One point that puzzled me was when Angie speaks about inquests:
‘As a matter of fact, a coroner’s inquest has been proven to be rather useless most of the time. It gives the actual criminal time to prepare a defense and puts him on his guard, and if murder has been done, it does not obviate the additional necessity of a formal trial by jury. We do not have inquests in Hawaii any more. Neither do we have many unsolved murder cases.’
I tried to look online to see if Hawaii did or did not run inquests in that time period, but I was not able to find an answer. It seems like an odd statement to make if it was untrue, given that Sheridan lived in Hawaii. Maybe she just didn’t want to write one in her book!
Divorce is not an uncommon thread in classic crime narratives, yet I think Sheridan’s inclusion of it is more detailed and nuanced than usual. The discussion about it is franker and people’s responses are more complicated. In particular the financial vulnerability of a woman considering divorce is an issue Sheridan raises, and the theme of a man who has unscrupulously used another’s money and left them in trouble, is one she picks up on in her later work.

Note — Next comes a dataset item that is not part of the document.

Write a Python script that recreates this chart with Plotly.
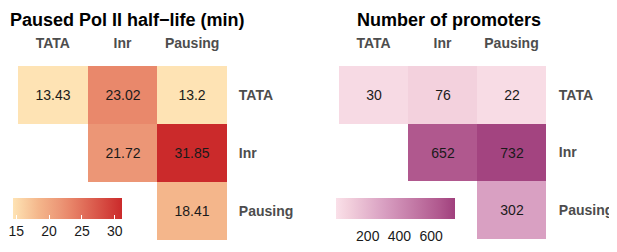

Given my love of Sheridan’s Lily Wu novels I was keen to read this book to see what Lily’s predecessor was like. They share some similarities in physique and their formidableness, as well as their shared combination of friendliness and conversational playfulness with an equal sense of detachment. However, Lily is far more prominent in her stories, yet interestingly I would say Angie is far more in with the police. The text after all says Angie helps them on cases, whilst Lily operates very much independently from the police. Additionally, when it comes to Chinese and Hawaiian culture, I think What Dark Secret is nearer to a “tourist” mystery, whilst the Lily Wu tales have a greater feeling of authenticity about them.
Despite perhaps quite simplistic beginnings, Sheridan builds up quite a complex case in this novel with number of puzzling details, an additional sudden death, and a plethora of shady suspects. Whilst Lib and Angie may not have quite the reader pull that Lily and Janice have, they make for an entertaining one-off duo and if you are able to find a copy of this book it is well worth the read.